A better way to calculate “efficiency”

Here are a couple of tips to get a more accurate handle on the real efficiency of national vs local media, and in turn, on the efficiency of reaching people who will actually buy from you.

Get customized.

Start by looking at your individual physical store locations, along with historical sales and shopper demographics, and calculate drive times from all possible directions. This creates custom trade areas. If the differences among custom trade areas aren’t huge, buying exclusively national media may make sense for you. But most marketers see significant differences that are often best addressed by local media.

Rethink your math.

Once you have custom trade areas, calculate the cost to buy media in that specific micro-geography, and compare it to the cost of national media to deliver that same custom trade area. Remove impressions delivered outside the custom trade area. This is because the people outside of the trade area that national media reaches aren’t really “gravy”; they are waste. They will likely never visit your store; why pay for them at all, even if “efficient”? (For our purposes here, the objective is driving retail sales; obviously the equation gets adjusted for Ecomm or hybrid goals).

Below is an example for a shoe retailer, who had about 100 stores scattered across the US and attempted to buy “efficient” national media. The CPMs for both national media and local media in all their trade areas were calculated based on trade area coverage and plotted as an index.

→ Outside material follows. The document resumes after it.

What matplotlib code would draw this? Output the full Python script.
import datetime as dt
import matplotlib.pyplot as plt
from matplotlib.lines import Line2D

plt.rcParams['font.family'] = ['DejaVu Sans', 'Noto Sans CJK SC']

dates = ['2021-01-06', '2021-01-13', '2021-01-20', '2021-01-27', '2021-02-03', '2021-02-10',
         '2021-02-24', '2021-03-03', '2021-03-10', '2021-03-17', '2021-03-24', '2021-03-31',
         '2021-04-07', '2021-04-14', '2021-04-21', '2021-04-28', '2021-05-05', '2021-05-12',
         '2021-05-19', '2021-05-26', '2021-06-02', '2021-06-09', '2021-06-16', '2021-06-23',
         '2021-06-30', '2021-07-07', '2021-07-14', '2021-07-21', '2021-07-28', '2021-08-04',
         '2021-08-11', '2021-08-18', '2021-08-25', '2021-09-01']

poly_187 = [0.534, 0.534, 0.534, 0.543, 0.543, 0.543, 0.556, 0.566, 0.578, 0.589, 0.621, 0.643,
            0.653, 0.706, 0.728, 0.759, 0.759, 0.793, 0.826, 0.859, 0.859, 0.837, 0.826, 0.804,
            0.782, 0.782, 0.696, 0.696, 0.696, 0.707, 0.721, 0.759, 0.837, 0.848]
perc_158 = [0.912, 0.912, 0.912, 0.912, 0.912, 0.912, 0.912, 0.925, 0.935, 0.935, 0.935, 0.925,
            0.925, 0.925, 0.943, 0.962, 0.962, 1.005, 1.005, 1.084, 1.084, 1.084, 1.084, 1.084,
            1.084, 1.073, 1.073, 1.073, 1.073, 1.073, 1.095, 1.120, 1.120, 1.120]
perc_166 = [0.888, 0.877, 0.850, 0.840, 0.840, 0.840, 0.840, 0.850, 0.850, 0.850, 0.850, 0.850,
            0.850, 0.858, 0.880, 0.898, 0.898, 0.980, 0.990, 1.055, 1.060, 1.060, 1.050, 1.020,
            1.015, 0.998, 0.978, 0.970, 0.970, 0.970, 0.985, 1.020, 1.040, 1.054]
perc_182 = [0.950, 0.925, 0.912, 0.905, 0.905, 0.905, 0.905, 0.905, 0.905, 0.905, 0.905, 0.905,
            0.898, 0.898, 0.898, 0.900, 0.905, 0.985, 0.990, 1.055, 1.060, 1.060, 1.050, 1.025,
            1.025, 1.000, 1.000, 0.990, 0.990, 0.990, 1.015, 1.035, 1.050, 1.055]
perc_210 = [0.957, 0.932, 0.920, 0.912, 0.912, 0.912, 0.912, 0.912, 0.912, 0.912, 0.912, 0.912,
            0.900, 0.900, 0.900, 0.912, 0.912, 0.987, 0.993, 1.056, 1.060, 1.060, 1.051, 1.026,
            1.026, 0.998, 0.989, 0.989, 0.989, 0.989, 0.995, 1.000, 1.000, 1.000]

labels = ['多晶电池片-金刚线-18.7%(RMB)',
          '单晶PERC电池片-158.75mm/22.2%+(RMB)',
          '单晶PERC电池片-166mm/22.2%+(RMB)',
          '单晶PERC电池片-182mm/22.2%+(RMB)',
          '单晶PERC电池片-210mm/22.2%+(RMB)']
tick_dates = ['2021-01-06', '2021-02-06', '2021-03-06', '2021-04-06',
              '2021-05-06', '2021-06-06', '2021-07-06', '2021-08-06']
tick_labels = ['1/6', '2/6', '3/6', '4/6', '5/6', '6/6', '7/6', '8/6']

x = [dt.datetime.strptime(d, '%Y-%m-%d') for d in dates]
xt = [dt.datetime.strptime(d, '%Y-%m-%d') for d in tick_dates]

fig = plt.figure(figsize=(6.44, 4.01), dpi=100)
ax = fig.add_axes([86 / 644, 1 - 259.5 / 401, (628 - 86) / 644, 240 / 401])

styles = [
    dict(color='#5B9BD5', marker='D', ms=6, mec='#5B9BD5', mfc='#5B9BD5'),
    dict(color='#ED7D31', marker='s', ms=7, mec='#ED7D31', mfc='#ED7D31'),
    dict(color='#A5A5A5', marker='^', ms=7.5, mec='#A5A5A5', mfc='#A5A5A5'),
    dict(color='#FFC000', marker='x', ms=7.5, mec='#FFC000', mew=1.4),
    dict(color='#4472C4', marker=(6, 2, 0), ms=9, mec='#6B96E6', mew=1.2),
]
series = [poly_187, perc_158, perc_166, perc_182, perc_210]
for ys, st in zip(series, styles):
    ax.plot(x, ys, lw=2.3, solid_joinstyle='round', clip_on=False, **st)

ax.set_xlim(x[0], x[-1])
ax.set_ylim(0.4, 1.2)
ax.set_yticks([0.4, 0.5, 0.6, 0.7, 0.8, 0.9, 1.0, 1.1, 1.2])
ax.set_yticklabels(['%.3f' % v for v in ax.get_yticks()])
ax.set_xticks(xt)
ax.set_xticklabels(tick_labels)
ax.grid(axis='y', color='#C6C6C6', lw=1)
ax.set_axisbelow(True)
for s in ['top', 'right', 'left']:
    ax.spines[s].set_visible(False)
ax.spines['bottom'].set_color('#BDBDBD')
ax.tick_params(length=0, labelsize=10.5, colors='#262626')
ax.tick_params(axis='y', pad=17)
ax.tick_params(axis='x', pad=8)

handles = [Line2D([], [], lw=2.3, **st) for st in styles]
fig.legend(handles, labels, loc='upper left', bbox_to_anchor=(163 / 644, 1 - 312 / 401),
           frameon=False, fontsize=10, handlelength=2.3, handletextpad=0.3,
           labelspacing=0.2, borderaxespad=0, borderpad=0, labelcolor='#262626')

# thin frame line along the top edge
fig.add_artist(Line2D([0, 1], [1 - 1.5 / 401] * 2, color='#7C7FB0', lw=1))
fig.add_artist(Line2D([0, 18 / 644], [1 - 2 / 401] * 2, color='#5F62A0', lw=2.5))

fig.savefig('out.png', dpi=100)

A 1.0 means it costs the same to reach the same prospects regardless of how you buy the media; anything above a 1 favors buying locally; anything below favors national buys. In the case of the shoe marketer, the analysis clearly shows they would be much more efficient (1.2 ratio)—when factoring actual likely customers—to buy the media locally. Yes, there is a “premium” on local / Spot media, but the premium is more than compensated for by the focus of the buy on realistic best prospects.

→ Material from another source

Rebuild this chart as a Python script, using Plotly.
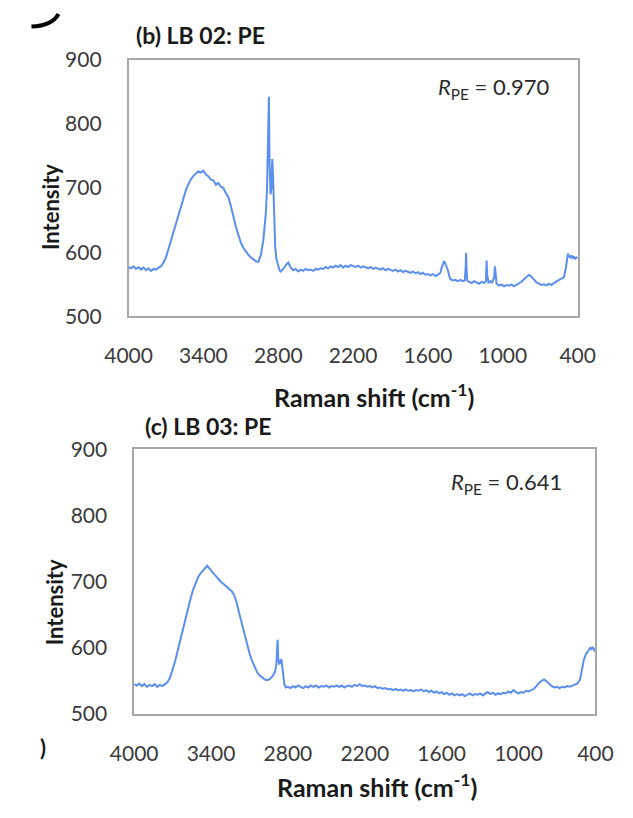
import plotly.graph_objects as go

W, H = 633, 818

# ---- data ----
wn_b = [4000, 3980, 3960, 3940, 3920, 3900, 3880, 3860, 3840, 3820, 3800, 3780, 3760, 3740, 3720, 3700,
        3680, 3660, 3640, 3620, 3600, 3580, 3560, 3540, 3520, 3500, 3480, 3460, 3440, 3420, 3400, 3380,
        3360, 3340, 3320, 3300, 3280, 3260, 3240, 3220, 3200, 3180, 3160, 3140, 3120, 3100, 3080, 3060,
        3040, 3020, 3000, 2980, 2960, 2940, 2920, 2900, 2890, 2880, 2875, 2870, 2862, 2855, 2848, 2842,
        2835, 2825, 2815, 2800, 2790, 2780, 2760, 2740, 2720, 2700, 2680, 2660, 2640, 2620, 2600, 2580,
        2560, 2540, 2520, 2500, 2480, 2460, 2440, 2420, 2400, 2380, 2360, 2340, 2320, 2300, 2280, 2260,
        2240, 2220, 2200, 2180, 2160, 2140, 2120, 2100, 2080, 2060, 2040, 2020, 2000, 1980, 1960, 1940,
        1920, 1900, 1880, 1860, 1840, 1820, 1800, 1780, 1760, 1740, 1720, 1700, 1680, 1660, 1640, 1620,
        1600, 1580, 1560, 1540, 1520, 1500, 1490, 1480, 1470, 1460, 1450, 1440, 1430, 1420, 1400, 1380,
        1360, 1340, 1320, 1305, 1298, 1294, 1290, 1285, 1270, 1250, 1230, 1210, 1190, 1170, 1150, 1135,
        1130, 1125, 1115, 1100, 1090, 1080, 1070, 1063, 1058, 1050, 1030, 1010, 990, 970, 950, 930,
        910, 890, 870, 850, 830, 810, 790, 770, 750, 730, 710, 690, 670, 650, 630, 610,
        590, 570, 550, 530, 510, 495, 485, 478, 470, 460, 450, 440, 430, 420, 410, 400]
int_b = [577, 575, 578, 574, 577, 573, 576, 572, 575, 571, 574, 573, 576, 578, 584, 592,
         605, 618, 632, 645, 660, 672, 684, 697, 706, 714, 719, 722, 726, 724, 727, 721,
         718, 713, 712, 705, 708, 702, 700, 692, 686, 672, 655, 640, 627, 615, 607, 601,
         596, 592, 589, 586, 585, 595, 618, 660, 700, 790, 842, 740, 690, 700, 745, 720,
         660, 610, 590, 576, 572, 570, 574, 580, 584, 576, 572, 574, 570, 573, 571, 574,
         572, 573, 571, 574, 573, 575, 574, 577, 575, 578, 576, 579, 577, 580, 576, 579,
         577, 580, 578, 577, 579, 576, 578, 577, 575, 577, 574, 576, 575, 573, 575, 572,
         574, 573, 571, 573, 570, 572, 569, 571, 570, 568, 570, 567, 569, 566, 568, 565,
         566, 564, 566, 563, 565, 568, 576, 580, 586, 582, 577, 572, 563, 558, 556, 557,
         555, 557, 555, 556, 575, 599, 570, 556, 554, 552, 555, 553, 551, 554, 552, 555,
         587, 565, 553, 555, 552, 556, 560, 578, 560, 551, 548, 550, 547, 549, 548, 550,
         547, 549, 551, 554, 558, 562, 565, 562, 557, 553, 551, 549, 550, 548, 551, 549,
         552, 555, 557, 559, 561, 575, 592, 598, 594, 592, 595, 591, 593, 590, 592, 590]

wn_c = [4000, 3980, 3960, 3940, 3920, 3900, 3880, 3860, 3840, 3820, 3800, 3780, 3760, 3740, 3720, 3700,
        3680, 3660, 3640, 3620, 3600, 3580, 3560, 3540, 3520, 3500, 3480, 3460, 3440, 3430, 3420, 3400,
        3380, 3360, 3340, 3320, 3300, 3280, 3260, 3240, 3220, 3200, 3180, 3160, 3140, 3120, 3100, 3080,
        3060, 3040, 3020, 3000, 2980, 2960, 2940, 2920, 2900, 2890, 2884, 2880, 2876, 2868, 2860, 2852,
        2846, 2838, 2828, 2815, 2800, 2780, 2760, 2740, 2720, 2700, 2680, 2660, 2640, 2620, 2600, 2580,
        2560, 2540, 2520, 2500, 2480, 2460, 2440, 2420, 2400, 2380, 2360, 2340, 2320, 2300, 2280, 2260,
        2240, 2220, 2200, 2180, 2160, 2140, 2120, 2100, 2080, 2060, 2040, 2020, 2000, 1980, 1960, 1940,
        1920, 1900, 1880, 1860, 1840, 1820, 1800, 1780, 1760, 1740, 1720, 1700, 1680, 1660, 1640, 1620,
        1600, 1580, 1560, 1540, 1520, 1500, 1480, 1460, 1440, 1420, 1400, 1380, 1360, 1340, 1320, 1300,
        1280, 1260, 1240, 1220, 1200, 1180, 1160, 1140, 1120, 1100, 1080, 1060, 1040, 1020, 1000, 980,
        960, 940, 920, 900, 880, 860, 840, 820, 800, 780, 760, 740, 720, 700, 680, 660,
        640, 620, 600, 580, 560, 540, 520, 505, 490, 475, 460, 450, 440, 430, 420, 410, 400]
int_c = [545, 543, 546, 542, 545, 541, 544, 542, 545, 541, 544, 542, 545, 548, 555, 566,
         580, 596, 612, 628, 645, 660, 674, 688, 698, 707, 713, 717, 721, 724, 722, 716,
         712, 708, 703, 699, 696, 693, 690, 686, 680, 668, 652, 636, 620, 605, 592, 580,
         570, 563, 558, 555, 552, 551, 553, 557, 564, 575, 590, 612, 585, 575, 578, 583,
         575, 558, 545, 540, 541, 539, 542, 540, 543, 541, 539, 542, 540, 543, 541, 543,
         540, 542, 541, 543, 540, 542, 541, 543, 541, 543, 540, 542, 543, 541, 544, 542,
         545, 542, 543, 541, 542, 540, 542, 539, 540, 538, 539, 537, 538, 536, 538, 536,
         537, 535, 537, 535, 536, 534, 536, 535, 537, 534, 536, 533, 535, 532, 534, 531,
         533, 530, 532, 529, 531, 528, 530, 528, 530, 527, 529, 531, 528, 530, 529, 531,
         528, 530, 533, 530, 532, 529, 531, 530, 532, 531, 534, 532, 536, 533, 531, 533,
         532, 535, 534, 536, 538, 542, 547, 550, 552, 549, 545, 542, 540, 541, 539, 541,
         540, 542, 541, 543, 544, 546, 552, 568, 582, 590, 595, 598, 600, 598, 601, 597, 594]

x_ticks = [4000, 3400, 2800, 2200, 1600, 1000, 400]
y_ticks = [500, 600, 700, 800, 900]
titles = ["(b) LB 02: PE", "(c) LB 03: PE"]
r_labels = ["0.970", "0.641"]

LINE = "#5a8ff0"
FONT = "Lato, 'Open Sans', sans-serif"


def px(x):
    return x / W


def py(y):
    return 1 - y / H


fig = go.Figure()
fig.add_trace(go.Scatter(x=wn_b, y=int_b, mode="lines", line=dict(color=LINE, width=2),
                         xaxis="x", yaxis="y", showlegend=False))
fig.add_trace(go.Scatter(x=wn_c, y=int_c, mode="lines", line=dict(color=LINE, width=2),
                         xaxis="x2", yaxis="y2", showlegend=False))

axis_common = dict(showline=True, mirror=True, linecolor="#a6a6a6", linewidth=1.5,
                   showgrid=False, zeroline=False, ticks="",
                   tickfont=dict(family=FONT, size=21, color="#3a3a3a"))

fig.update_layout(
    width=W, height=H, margin=dict(l=0, r=0, t=0, b=0),
    paper_bgcolor="white", plot_bgcolor="white",
    xaxis=dict(domain=[px(112), px(593)], range=[4000, 400], tickvals=x_ticks,
               anchor="y", ticklabelstandoff=20, **axis_common),
    yaxis=dict(domain=[py(312), py(47)], range=[500, 900], tickvals=y_ticks,
               anchor="x", ticklabelstandoff=21, **axis_common),
    xaxis2=dict(domain=[px(118), px(612)], range=[4000, 400], tickvals=x_ticks,
                anchor="y2", ticklabelstandoff=20, **axis_common),
    yaxis2=dict(domain=[py(722), py(449)], range=[500, 900], tickvals=y_ticks,
                anchor="x2", ticklabelstandoff=21, **axis_common),
)


def bold(size):
    return dict(family=FONT, size=size, color="#1a1a1a", weight="bold")


ann = []
# panel titles
ann.append(dict(text=titles[0], x=px(118), y=py(22), xanchor="left", yanchor="middle", font=bold(23)))
ann.append(dict(text=titles[1], x=px(127), y=py(425), xanchor="left", yanchor="middle", font=bold(23)))
# x-axis titles
ann.append(dict(text="Raman shift (cm<sup>-1</sup>)", x=px(375), y=py(394), xanchor="center",
                yanchor="middle", font=bold(25)))
ann.append(dict(text="Raman shift (cm<sup>-1</sup>)", x=px(378), y=py(796), xanchor="center",
                yanchor="middle", font=bold(25)))
# y-axis titles
ann.append(dict(text="Intensity", x=px(29), y=py(199), textangle=-90, xanchor="center",
                yanchor="middle", font=bold(22)))
ann.append(dict(text="Intensity", x=px(33), y=py(607), textangle=-90, xanchor="center",
                yanchor="middle", font=bold(22)))
for a in ann:
    a.update(xref="paper", yref="paper", showarrow=False)
fig.update_layout(annotations=ann)

# R_PE labels
fig.add_annotation(text="<i>R</i><sub>PE</sub> = " + r_labels[0], xref="paper", yref="paper",
                   x=px(564), y=py(76), xanchor="right", yanchor="middle", showarrow=False,
                   font=dict(family=FONT, size=22, color="#2a2a2a"))
fig.add_annotation(text="<i>R</i><sub>PE</sub> = " + r_labels[1], xref="paper", yref="paper",
                   x=px(578), y=py(484), xanchor="right", yanchor="middle", showarrow=False,
                   font=dict(family=FONT, size=22, color="#2a2a2a"))

# cropped fragments of neighbouring figure labels
fig.add_annotation(text=")", xref="paper", yref="paper", x=px(20), y=py(757), showarrow=False,
                   xanchor="center", yanchor="middle",
                   font=dict(family=FONT, size=22, color="#1a1a1a", weight="bold"))
fig.add_shape(type="path", xref="paper", yref="paper",
              path=f"M {px(8)},{py(13)} Q {px(30)},{py(12)} {px(37)},{py(0)}",
              line=dict(color="black", width=4))

fig.write_html("out.html")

Now, it’s not always that clear of a case. Many factors, such as store density, market media costs, time of year, and purchase cycle all impact the results. But even when it favors national media, the analysis also highlights specific geographic areas with the most upside opportunity, or places to “dip a toe” or test, ala the green locales in the map below:

So the next time someone makes the blanket statement that national media is more efficient, you can tell them: “Well, actually it depends. What are your objectives, how dense are your store locations…and how do you feel about paying for people who will never buy from your store?”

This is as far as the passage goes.